Have there been any changes to the in-memory columnar caching used by SchemaRDDs in 1.2? I noticed some problems with that, for example if a SchemaRDD with cols [1,2,3] on parquet files [X,Y,Z] is cached, and then I create a new one with a subset of the cols say [1,2] on the same files [X,Y,Z], the new SchemaRDDs physical plan would refer to the files on disk instead of an in memory columnar scan. I'm wondering if DataFrames handle this differently and implications for caching.
For some context - In our case, loading a reasonable set of data from HDFS can take upto 10-30 mins so keeping a cached copy of the most recent data with certain columns projected is important.
In a way yes. It is a little bit more than that because DataFrames internally are actually "logical plans". Before execution, they are optimized by an optimizer called Catalyst and turn into physical plans.
Normal RDDs won't benefit from this optimisation, only DataFrames?

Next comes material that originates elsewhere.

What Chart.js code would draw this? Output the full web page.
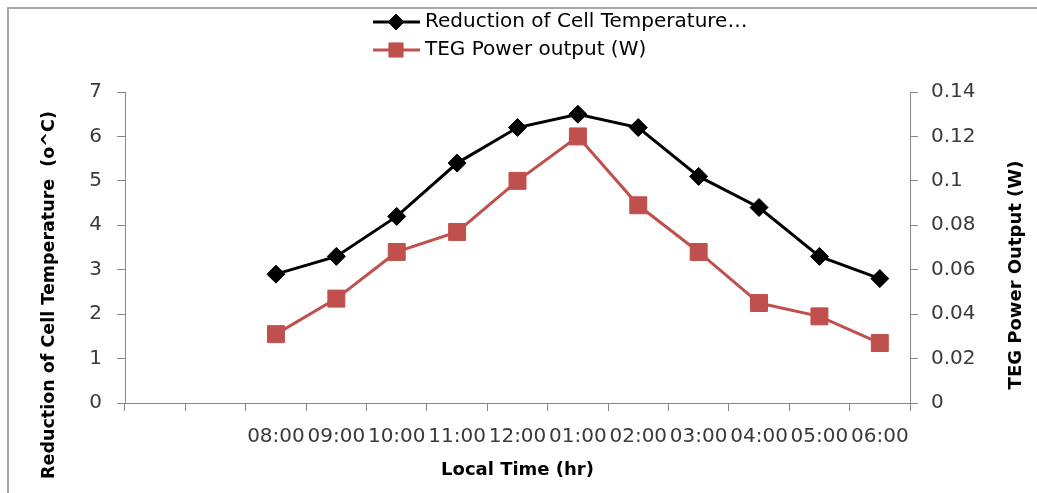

Is that because using this new DSL allows Spark to more precisely plan what needs to happen for DataFrames?
I guess this means DataFrames should be used all the time in the future, or will there still be a reason to use plain RDDs in the future?

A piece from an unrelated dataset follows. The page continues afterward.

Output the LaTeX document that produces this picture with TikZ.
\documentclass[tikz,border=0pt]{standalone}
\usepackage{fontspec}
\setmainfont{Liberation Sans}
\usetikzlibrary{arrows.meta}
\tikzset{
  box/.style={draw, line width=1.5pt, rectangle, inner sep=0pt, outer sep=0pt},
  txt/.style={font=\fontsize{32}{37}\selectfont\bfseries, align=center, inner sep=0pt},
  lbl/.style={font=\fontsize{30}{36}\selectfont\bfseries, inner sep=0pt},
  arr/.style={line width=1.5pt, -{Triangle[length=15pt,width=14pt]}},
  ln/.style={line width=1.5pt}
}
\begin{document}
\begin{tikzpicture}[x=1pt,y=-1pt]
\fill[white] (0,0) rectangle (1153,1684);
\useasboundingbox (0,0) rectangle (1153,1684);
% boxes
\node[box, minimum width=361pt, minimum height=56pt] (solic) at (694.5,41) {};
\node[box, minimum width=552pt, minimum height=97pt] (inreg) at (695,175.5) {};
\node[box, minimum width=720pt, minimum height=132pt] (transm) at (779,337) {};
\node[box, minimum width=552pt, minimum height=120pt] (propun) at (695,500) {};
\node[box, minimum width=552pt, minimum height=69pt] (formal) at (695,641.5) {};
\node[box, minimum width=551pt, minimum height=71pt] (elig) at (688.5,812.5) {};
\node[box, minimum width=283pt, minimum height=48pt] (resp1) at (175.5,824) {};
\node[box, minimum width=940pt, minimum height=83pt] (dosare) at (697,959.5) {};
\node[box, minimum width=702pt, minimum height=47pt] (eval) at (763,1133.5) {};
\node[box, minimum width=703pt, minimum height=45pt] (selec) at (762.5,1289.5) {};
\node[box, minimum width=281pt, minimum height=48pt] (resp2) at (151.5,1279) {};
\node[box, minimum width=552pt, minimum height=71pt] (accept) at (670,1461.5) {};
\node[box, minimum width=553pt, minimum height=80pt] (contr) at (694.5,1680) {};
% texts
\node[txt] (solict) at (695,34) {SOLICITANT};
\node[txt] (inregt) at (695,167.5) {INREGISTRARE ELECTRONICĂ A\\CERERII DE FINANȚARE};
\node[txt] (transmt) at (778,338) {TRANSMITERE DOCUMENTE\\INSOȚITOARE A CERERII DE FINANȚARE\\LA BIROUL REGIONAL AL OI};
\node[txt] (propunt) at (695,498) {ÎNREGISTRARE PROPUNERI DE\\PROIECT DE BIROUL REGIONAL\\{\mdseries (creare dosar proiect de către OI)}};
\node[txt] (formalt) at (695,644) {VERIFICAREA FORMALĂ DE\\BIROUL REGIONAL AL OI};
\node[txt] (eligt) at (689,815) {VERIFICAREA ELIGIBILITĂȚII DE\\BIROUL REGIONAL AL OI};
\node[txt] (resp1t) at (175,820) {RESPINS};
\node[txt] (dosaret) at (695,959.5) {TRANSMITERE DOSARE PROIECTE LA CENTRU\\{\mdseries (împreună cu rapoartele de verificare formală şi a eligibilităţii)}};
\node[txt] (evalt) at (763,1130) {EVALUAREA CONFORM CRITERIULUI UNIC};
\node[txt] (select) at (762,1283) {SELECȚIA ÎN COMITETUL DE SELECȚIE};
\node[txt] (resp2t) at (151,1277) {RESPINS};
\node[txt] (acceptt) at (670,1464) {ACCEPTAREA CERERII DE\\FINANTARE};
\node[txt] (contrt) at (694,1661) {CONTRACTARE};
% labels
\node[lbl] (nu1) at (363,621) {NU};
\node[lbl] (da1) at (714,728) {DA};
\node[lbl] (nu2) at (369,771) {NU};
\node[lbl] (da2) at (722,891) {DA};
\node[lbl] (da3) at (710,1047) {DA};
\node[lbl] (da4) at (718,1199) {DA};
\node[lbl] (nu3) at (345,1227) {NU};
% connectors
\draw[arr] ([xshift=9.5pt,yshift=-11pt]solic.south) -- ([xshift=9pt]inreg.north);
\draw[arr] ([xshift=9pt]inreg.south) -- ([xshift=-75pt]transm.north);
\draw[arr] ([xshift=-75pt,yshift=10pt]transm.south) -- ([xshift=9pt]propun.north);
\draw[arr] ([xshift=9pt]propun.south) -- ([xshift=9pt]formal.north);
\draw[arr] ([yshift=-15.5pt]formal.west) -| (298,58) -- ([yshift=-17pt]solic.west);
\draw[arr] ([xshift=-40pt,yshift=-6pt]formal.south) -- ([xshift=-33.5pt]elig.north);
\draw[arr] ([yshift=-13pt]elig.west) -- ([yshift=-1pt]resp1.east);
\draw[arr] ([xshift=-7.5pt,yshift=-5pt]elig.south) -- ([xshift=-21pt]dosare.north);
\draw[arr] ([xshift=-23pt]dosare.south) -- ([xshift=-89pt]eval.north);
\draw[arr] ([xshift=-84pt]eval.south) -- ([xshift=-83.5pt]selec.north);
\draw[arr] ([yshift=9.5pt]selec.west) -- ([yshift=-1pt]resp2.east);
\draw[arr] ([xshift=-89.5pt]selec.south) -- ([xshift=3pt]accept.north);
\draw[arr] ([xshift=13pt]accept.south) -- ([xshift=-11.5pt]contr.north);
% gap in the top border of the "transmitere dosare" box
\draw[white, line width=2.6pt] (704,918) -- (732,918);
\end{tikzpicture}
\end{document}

Indeed, DataFrames give Spark more semantic information about the data transformations, and thus can be better optimized. We envision this to become the primary API users use. You can still fall back to the vanilla RDD API (afterall DataFrame can be viewed as RDD[Row]) for stuff that is not expressible with DataFrames.
Could you give an example of something that could not be expressed with DataFrames?
Would e.g. tree-structured data be a bad fit for DataFrames, since it doesn't fit well with the tabular nature?